Charles Darwin was the first person to accurately explain how organisms evolve. Unlike Lamarck's theory of use and disuse, Darwin believed that natural selection is the core mechanism of evolution.
How natural selection works?
The population has different traits that can be inherited from their parents and passed on to their offspring. If there are no selective pressures, the probability of these traits in the next generation would be the same as in the parents, and you can consider the population unchanged. However, selective pressures are always present, because organisms tend to overproduce in order to better perpetuate their lineage. Competition for resources is inevitable, as well as diseases, predators, and changes in the environment. Organisms with certain traits have an advantage in coping with these challenges, making them more likely to survive and successfully reproduce offspring with similar traits. The population with increasing advantageous traits will continue the process of natural selection. From generation to generation, favorable traits help individuals survive and reproduce. And these traits are passed on to more and more offspring until the stable traits present in population.
Stabilizing selection, directional selection and disruptive selection
Stabilizing selection: It occurs when individuals with intermediate trait has higher fitness compared to individuals with extreme traits. This type of selection favors the optimal trait and reduces diversity.
Each animal species has a certain range of sizes, neither too large nor too small. For example, the average height of ancient humans ranged from 1.6 to 1.75 meters. Being too short implies a lack of strength, making one vulnerable to death during hunting or warfare. On the other hand, individuals who are too tall require additional food to sustain their metabolism, which could lead to starvation in ancient times when food was scarce. Therefore, individuals with moderate stature were more likely to survive.
Directional selection: The average value of a trait shifts in a particular direction over time. This occurs when individuals with extreme trait have a higher fitness and survival advantage compared to individuals with average or opposite trait. This type of selection is often observed when there is a change in the environment or when a population is adapting to new conditions.
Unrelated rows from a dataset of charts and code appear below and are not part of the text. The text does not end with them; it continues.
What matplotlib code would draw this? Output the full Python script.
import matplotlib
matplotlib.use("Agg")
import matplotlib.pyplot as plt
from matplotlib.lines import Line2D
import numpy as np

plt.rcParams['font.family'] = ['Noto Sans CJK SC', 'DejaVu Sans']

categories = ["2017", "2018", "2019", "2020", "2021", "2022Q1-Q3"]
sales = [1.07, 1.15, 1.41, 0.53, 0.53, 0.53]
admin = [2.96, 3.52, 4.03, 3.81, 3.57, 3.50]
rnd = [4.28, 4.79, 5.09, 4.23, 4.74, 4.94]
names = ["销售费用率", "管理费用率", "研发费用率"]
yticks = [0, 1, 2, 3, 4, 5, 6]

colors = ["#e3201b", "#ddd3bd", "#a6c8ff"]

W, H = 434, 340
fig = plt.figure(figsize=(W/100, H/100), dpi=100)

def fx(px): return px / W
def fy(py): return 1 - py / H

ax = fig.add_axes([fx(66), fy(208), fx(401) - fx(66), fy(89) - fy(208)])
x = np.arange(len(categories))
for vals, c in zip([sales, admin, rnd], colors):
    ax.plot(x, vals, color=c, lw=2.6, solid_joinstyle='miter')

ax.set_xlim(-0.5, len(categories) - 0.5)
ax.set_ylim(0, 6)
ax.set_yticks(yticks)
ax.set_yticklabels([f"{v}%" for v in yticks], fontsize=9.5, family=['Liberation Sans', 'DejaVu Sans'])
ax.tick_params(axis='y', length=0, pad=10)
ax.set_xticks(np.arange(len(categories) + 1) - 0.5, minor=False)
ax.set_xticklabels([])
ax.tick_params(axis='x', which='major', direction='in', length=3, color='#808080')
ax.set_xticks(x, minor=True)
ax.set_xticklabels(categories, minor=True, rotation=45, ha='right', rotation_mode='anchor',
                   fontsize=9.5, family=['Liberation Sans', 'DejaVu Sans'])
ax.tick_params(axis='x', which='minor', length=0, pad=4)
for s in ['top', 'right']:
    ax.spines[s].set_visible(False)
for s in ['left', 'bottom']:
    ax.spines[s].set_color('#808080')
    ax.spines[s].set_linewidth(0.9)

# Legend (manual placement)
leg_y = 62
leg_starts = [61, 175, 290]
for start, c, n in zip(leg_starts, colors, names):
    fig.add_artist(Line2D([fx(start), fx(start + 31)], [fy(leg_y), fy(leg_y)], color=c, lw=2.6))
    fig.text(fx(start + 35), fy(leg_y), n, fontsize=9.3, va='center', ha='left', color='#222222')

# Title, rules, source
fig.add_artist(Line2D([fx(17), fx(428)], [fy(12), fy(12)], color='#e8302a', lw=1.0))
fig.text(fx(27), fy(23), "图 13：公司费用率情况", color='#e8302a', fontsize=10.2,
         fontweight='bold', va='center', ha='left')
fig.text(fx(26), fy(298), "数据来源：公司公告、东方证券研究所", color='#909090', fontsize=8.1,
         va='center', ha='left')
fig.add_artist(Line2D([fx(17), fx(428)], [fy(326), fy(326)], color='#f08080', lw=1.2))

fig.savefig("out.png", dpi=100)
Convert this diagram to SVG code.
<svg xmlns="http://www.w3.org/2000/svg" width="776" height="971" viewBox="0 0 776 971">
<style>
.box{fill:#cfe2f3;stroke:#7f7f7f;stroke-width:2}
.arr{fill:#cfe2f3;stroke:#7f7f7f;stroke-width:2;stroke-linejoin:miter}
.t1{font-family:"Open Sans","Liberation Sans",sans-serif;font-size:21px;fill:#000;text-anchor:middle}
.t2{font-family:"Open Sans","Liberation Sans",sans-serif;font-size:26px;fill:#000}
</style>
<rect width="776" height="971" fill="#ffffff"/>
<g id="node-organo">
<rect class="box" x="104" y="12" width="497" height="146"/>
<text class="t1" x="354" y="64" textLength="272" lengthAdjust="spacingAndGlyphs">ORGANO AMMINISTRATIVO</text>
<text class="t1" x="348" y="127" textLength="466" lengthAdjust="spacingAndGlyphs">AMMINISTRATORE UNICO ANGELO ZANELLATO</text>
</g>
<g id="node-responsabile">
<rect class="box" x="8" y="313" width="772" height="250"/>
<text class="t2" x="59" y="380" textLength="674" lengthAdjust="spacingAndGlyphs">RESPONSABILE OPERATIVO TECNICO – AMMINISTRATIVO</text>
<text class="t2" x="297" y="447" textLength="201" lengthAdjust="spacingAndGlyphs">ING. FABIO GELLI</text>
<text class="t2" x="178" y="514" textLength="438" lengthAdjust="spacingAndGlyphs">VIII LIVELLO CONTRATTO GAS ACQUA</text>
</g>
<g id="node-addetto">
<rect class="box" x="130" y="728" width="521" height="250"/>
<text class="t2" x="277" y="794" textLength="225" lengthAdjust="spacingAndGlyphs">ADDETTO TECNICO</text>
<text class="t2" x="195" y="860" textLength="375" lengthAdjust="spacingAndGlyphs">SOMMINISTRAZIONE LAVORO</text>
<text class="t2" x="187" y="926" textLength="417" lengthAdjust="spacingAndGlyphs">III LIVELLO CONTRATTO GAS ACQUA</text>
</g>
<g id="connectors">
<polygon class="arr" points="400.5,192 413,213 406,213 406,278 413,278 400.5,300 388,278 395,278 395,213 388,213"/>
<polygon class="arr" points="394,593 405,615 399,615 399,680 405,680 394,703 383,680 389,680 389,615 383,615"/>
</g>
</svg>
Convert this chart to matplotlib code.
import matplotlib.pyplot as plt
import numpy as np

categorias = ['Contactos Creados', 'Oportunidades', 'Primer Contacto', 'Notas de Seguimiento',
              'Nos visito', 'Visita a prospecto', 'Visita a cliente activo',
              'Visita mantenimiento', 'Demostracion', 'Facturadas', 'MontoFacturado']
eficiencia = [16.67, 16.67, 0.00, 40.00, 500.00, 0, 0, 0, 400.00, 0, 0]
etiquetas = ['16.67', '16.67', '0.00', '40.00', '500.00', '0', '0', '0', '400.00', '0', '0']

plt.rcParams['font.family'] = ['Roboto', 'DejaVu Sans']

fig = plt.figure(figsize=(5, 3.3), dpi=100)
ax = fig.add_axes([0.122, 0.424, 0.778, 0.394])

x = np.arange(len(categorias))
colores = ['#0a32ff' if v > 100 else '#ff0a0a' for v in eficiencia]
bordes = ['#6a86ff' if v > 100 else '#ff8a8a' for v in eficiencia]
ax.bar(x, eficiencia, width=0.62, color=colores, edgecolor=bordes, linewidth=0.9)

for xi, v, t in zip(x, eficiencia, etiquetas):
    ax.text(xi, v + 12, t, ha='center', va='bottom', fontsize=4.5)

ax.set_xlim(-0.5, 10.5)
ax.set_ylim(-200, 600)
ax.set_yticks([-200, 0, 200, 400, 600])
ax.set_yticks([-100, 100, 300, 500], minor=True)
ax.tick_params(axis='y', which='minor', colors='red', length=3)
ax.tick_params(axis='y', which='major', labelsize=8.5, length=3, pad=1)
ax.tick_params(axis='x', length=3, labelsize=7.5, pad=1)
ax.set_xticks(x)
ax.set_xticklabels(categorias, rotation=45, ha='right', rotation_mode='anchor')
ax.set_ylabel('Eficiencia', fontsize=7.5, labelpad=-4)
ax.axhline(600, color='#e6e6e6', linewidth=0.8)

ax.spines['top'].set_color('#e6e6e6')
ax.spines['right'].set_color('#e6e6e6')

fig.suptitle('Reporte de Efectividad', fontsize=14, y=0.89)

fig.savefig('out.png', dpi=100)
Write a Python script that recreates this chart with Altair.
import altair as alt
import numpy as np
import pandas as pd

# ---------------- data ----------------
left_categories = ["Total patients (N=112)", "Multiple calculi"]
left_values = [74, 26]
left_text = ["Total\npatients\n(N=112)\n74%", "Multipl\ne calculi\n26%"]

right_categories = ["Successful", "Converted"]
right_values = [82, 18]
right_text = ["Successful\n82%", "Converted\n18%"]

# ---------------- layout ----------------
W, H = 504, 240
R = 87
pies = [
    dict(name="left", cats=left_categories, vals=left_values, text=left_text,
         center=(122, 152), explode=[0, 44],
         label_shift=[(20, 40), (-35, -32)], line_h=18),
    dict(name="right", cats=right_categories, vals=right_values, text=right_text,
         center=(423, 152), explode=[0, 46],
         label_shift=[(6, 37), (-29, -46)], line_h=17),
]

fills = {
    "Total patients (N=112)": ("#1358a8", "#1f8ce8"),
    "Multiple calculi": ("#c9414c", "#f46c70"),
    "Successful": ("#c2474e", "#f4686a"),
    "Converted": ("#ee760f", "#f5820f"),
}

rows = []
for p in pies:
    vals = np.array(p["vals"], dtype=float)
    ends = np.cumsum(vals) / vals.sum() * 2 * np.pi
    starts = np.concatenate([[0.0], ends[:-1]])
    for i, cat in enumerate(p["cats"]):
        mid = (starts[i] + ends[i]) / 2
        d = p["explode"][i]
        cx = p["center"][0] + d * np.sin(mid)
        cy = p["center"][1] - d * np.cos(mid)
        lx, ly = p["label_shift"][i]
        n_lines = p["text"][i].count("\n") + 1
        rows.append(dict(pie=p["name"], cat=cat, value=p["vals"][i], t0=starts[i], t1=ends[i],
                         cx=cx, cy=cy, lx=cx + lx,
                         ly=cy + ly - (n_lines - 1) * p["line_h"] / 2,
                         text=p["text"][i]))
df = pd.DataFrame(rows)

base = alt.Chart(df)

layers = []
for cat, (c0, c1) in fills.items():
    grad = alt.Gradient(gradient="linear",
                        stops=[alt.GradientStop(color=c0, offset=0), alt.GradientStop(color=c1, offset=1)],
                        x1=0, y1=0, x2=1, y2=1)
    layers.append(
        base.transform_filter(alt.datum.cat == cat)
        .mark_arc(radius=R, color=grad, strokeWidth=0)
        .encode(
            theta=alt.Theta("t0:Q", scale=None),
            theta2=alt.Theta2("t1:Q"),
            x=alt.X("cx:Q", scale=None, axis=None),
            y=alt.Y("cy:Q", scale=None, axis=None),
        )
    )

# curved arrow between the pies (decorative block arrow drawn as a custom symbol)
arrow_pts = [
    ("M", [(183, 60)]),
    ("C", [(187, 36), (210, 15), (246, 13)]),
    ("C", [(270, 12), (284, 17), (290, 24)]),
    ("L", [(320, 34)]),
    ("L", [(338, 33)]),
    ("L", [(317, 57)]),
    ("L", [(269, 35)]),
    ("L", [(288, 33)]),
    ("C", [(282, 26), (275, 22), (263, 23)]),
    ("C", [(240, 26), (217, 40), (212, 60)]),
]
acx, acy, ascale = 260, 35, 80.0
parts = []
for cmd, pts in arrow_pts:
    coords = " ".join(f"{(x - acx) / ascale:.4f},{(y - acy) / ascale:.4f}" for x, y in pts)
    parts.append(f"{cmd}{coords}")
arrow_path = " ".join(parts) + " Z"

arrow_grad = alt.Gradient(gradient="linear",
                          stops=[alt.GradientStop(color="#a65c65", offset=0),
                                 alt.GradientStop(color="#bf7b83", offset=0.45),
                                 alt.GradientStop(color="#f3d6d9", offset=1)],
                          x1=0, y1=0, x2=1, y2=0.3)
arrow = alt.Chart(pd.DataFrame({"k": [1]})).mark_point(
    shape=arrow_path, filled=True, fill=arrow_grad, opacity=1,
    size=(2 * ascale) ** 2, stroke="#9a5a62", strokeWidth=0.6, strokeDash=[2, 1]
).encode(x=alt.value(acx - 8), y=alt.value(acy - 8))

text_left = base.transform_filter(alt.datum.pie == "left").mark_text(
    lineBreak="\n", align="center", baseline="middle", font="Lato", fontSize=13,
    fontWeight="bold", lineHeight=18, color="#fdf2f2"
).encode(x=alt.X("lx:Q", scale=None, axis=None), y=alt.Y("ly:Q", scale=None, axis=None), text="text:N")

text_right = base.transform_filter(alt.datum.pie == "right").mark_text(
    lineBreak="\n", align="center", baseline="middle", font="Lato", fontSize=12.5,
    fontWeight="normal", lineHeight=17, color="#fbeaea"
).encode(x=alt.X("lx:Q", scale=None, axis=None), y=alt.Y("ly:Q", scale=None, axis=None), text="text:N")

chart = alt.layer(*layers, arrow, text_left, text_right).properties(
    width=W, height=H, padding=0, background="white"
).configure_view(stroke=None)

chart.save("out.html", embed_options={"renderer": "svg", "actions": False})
For example, bacteria developing resistance to penicillin is a result of natural selection due to the widespread use of penicillin. Some bacteria possess enzymes that can break down penicillin. The bacteria with higher enzyme activity have a greater chance of survival. Their offspring inherit the same trait, repeating the process of natural selection. Over time, the stronger resistance the bacteria have, the worse penicillin potency become.
Disruptive selection or diversifying selection: In this type of selection, individuals at both ends of the trait spectrum have an advantage, while individuals with intermediate trait values are at a disadvantage and removed by natural selection. Disruptive selection increases genetic diversity within a population.
In the case of Pacific salmon, there is a disruptive selection in their body size. There are two distinct forms: the smaller-bodied and early-maturing "jack" salmon, and the larger-bodied, late-maturing salmon known as "hooknose" salmon due to their hooked nose shape. These two forms employ different strategies to obtain mating rights. Hooknose salmon engage in classic competition, using physical aggression to establish dominance and pass on their genes to the next generation. Jack salmon, on the other hand, surreptitiously release their sperm near the eggs without engaging in direct combat. The intermediate-sized salmon neither have the advantage in physical fights nor can they successfully sneakily fertilize eggs, resulting in their elimination through natural selection.